So, what does this mean in a nutshell? Essentially, an ML estimator is as follows: "I know that a random variable follows some sort of pattern, and this pattern can be adjusted by changing a variable called a parameter. (I have no clue what this parameter should be.) I run some experiment to get a sample output from the random variable. Based on my experiment, I would like to find the pattern for the random variable that best matches my data. So, I will find the pattern that gives my data the most likely chance of occuring."
A MAP estimator is as follows: "I know that a random variable follows some sort of pattern, and this pattern can be adjusted by changing a variable called a parameter. (I have some idea what this parameter should be, so I will treat the parameter as a random variable. Then, the chance that the parameter will have some value will be expressed by it's PDF/PMF.) I run some experiment to get a sample output from the random variable. Based on my experiment and on my prior ideas of what the parameter should be, I would like to find the pattern that best matches both my data and my prior knowledge. So, I will find the pattern that maximizes the product of two things: how well the parameter matches the data, and how well the parameter meets my expectations of what the parameter should be."
Example 1: Continuous
$ X \sim f_x(X) = \lambda e^{-\lambda X} $
but we don't know the parameter $ \lambda $. Let us assume, however, that $ \lambda $ is actually itself exponentially distributed, i.e.

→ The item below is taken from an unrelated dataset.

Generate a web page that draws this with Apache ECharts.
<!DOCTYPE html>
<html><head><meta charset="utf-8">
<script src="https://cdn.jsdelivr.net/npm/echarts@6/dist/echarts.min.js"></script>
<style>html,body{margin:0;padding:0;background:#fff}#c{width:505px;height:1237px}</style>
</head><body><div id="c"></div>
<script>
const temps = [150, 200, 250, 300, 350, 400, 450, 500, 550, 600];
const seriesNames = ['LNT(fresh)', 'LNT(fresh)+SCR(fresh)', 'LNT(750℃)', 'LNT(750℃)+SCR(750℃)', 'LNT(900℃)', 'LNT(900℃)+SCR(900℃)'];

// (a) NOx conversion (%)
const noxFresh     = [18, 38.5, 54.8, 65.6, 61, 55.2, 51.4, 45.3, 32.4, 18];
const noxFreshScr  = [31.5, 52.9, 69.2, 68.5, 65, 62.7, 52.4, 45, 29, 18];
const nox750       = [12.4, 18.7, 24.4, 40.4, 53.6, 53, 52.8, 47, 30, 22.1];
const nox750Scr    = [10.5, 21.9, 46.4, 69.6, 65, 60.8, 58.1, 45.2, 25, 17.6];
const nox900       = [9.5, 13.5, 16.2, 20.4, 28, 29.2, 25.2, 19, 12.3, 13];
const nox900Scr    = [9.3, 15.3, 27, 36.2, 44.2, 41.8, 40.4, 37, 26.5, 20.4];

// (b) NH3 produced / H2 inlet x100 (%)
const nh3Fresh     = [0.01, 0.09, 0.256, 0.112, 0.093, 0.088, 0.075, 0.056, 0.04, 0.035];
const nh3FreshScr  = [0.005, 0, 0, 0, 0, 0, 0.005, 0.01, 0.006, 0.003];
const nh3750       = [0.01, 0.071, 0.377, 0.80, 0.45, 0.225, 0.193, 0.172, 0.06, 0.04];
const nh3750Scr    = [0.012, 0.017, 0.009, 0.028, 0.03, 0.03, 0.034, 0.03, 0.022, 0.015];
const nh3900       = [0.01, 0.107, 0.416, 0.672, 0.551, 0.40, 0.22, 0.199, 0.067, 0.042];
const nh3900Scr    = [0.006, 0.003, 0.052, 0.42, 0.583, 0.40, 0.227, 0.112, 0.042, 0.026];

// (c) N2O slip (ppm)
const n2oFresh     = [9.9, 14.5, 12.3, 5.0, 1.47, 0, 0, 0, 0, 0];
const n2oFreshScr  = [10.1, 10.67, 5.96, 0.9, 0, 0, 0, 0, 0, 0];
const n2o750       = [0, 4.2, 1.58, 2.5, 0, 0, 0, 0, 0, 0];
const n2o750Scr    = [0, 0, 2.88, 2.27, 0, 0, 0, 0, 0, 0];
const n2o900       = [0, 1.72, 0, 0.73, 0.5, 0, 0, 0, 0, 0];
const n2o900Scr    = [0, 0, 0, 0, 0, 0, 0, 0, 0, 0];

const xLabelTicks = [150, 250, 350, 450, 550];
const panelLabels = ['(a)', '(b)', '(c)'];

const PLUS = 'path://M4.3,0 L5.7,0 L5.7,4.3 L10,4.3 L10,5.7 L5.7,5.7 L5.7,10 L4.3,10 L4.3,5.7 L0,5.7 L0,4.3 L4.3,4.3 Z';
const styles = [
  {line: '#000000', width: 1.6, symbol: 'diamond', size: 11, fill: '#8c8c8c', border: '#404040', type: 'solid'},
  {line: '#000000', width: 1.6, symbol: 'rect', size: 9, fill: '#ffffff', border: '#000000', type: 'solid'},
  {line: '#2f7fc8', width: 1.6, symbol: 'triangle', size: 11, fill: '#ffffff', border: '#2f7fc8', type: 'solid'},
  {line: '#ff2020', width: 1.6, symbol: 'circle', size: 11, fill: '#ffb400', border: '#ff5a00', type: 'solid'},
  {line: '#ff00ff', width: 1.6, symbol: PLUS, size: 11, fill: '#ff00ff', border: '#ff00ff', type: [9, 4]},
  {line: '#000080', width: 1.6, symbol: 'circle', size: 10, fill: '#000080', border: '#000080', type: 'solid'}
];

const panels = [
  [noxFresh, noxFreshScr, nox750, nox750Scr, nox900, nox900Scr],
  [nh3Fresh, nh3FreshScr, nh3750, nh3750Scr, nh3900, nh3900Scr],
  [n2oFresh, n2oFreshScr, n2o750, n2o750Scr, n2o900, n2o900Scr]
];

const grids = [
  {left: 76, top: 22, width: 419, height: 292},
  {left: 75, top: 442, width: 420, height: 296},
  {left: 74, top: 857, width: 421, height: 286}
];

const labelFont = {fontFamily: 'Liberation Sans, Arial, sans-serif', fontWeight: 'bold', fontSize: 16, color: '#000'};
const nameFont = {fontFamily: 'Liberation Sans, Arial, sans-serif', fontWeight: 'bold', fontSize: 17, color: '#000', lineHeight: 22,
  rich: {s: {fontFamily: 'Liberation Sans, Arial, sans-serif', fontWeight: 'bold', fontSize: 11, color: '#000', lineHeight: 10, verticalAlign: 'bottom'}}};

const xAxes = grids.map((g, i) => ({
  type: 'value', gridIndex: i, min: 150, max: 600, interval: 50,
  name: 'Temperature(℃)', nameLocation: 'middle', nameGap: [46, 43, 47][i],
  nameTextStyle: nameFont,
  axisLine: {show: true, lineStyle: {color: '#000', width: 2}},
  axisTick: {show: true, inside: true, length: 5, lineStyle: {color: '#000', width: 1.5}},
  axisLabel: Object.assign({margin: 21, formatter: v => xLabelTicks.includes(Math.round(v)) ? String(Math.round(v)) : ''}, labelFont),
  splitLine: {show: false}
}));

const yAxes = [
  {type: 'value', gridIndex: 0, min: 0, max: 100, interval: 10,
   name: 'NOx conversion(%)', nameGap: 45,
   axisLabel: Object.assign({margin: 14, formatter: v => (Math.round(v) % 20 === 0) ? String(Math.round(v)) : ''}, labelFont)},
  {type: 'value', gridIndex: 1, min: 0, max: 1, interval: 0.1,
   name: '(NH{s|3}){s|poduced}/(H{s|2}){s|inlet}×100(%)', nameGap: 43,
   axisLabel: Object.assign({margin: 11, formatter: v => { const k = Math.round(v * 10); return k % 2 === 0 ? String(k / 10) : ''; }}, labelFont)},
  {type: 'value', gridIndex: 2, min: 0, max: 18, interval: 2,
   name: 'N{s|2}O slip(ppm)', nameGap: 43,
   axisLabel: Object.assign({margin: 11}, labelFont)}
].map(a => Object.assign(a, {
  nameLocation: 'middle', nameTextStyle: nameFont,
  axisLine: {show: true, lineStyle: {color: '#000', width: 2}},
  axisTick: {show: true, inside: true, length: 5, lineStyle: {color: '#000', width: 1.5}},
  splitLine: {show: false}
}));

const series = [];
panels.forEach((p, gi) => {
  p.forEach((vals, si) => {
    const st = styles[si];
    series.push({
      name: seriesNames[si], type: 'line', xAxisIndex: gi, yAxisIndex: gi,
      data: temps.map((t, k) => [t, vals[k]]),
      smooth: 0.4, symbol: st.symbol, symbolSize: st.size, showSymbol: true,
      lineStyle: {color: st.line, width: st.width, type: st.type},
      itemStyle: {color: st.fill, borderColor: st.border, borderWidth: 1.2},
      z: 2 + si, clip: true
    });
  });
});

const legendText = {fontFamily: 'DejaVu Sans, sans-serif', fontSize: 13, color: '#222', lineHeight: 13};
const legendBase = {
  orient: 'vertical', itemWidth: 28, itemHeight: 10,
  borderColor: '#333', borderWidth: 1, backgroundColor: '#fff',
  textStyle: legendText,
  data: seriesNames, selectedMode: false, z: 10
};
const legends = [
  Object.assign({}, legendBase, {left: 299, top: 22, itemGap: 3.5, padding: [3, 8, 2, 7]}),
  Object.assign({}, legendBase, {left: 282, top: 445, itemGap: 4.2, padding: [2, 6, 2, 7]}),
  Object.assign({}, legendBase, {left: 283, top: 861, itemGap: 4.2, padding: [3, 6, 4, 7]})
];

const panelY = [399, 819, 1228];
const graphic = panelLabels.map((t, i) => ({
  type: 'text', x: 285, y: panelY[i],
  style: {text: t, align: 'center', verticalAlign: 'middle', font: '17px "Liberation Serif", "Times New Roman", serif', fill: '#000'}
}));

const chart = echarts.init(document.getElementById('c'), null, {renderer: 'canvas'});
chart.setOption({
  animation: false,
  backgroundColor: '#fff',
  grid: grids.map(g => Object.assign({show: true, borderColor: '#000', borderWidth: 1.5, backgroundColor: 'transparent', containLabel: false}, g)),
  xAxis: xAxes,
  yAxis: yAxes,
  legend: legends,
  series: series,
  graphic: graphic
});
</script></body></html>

$ \lambda \sim f_\lambda(\lambda) = \Lambda e^{-\Lambda\lambda} $
where $ \Lambda $ is fixed and known.
Find $ \overset{\land}\lambda_{\mbox{map}} $.
Solution:
$ \overset{\land}\lambda_{\mbox{map}} = \overset{\mbox{argmax}}\lambda f_{\lambda | X}(\lambda | X) $
$ \overset{\land}\lambda_{\mbox{map}} = \overset{\mbox{argmax}}\lambda f_x(\lambda)f_{x|\lambda}(x; \lambda) $
$ \overset{\land}\lambda_{\mbox{map}} = \overset{\mbox{argmax}}\lambda \Lambda e^{-\lambda \Lambda}\lambda e^{-\lambda X} $
$ \frac{d}{d\lambda} \lambda \Lambda e^{-\lambda(\Lambda + X)} = 0 $
$ \Lambda e^{-\lambda}(\Lambda + X) - \lambda \Lambda (\Lambda + X) e^{-\lambda(\lambda + X)} = 0 $
$ 1 - \lambda(\Lambda + X) = 0 $
$ \overset{\land}X_{\mbox{map}} = \frac{1}{\Lambda + X} $
Recall from homework: $ \overset{\land}X_{\mbox{ML}} = \frac{1}{X} $
Prior $ f_{\lambda}(\lambda) = \Lambda e^{-\lambda \Lambda} $